● SHORT EXERCISE: Pull out all lines from the listing below in which the word "this" appears.

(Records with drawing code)
========================

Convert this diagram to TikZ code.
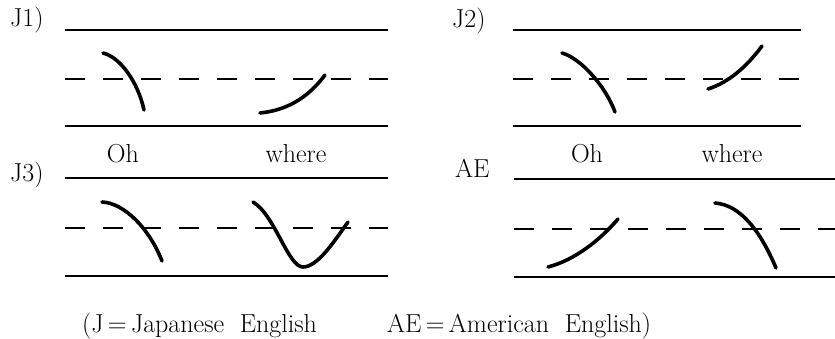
\documentclass[tikz,border=0pt]{standalone}
\begin{document}
\begin{tikzpicture}[x=1pt,y=-1pt,
  staff/.style={line width=2.6pt},
  midline/.style={line width=2.6pt,dash pattern=on 20pt off 18pt},
  contour/.style={line width=3.6pt,line cap=round},
  lbl/.style={font=\fontsize{26}{30}\selectfont,inner sep=0pt}]
  \useasboundingbox (0,0) rectangle (835,339);
  \foreach \a/\b/\t/\m/\u in {65/388/30/79/126, 513/801/30/79/126,
                              65/388/178/228/276, 514/835/179/229/277} {
    \draw[staff] (\a,\t) -- (\b,\t);
    \draw[midline] (\a,\m) -- (\b,\m);
    \draw[staff] (\a,\u) -- (\b,\u);
  }
  \node[lbl,anchor=base west] (j1) at (10,27) {J1)};
  \node[lbl,anchor=base west] (j2) at (452,28) {J2)};
  \node[lbl,anchor=base west] (j3) at (10,182) {J3)};
  \node[lbl,anchor=base west] (ae) at (455,178) {AE};
  \foreach \p/\v/\n in {123/Oh/oha, 296/where/wherea, 587/Oh/ohb, 732/where/whereb}
    \node[lbl,anchor=base] (\n) at (\p,163) {\v};
  \draw[contour] (103,53) .. controls (120,57) and (138,82) .. (144,110);
  \draw[contour] (260,113) .. controls (290,110) and (310,95) .. (325,75);
  \draw[contour] (562,53) .. controls (580,58) and (605,85) .. (615,112);
  \draw[contour] (708,89) .. controls (730,82) and (748,65) .. (762,46);
  \draw[contour] (102,202) .. controls (125,203) and (150,230) .. (162,261);
  \draw[contour] (253,202) .. controls (275,215) and (288,267) .. (303,267)
    .. controls (318,267) and (335,240) .. (348,222);
  \draw[contour] (548,267) .. controls (575,260) and (600,240) .. (618,219);
  \draw[contour] (715,203) .. controls (740,205) and (760,230) .. (776,268);
  \node[lbl,anchor=base west] (keyj) at (82,332) {(J\,=\,Japanese\ \ English};
  \node[lbl,anchor=base west] (keyae) at (387,332) {AE\,=\,American\ \ English)};
\end{tikzpicture}
\end{document}
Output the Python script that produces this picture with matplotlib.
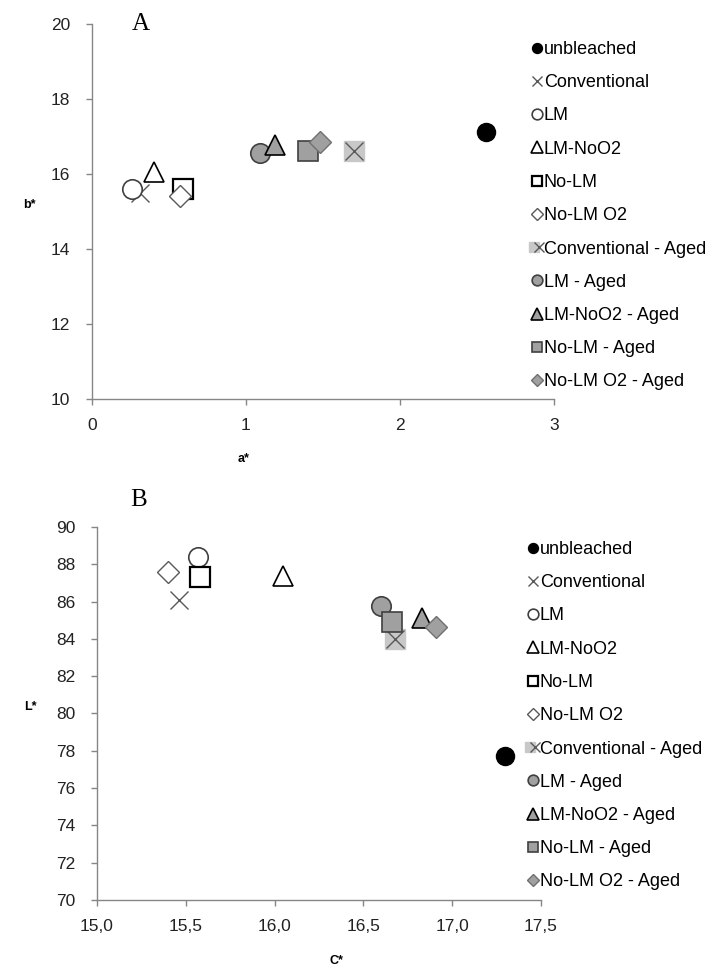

========================

● COMPLETE RESPONSE:
Convert this diagram to TikZ code.
Output the Python script that produces this picture with matplotlib.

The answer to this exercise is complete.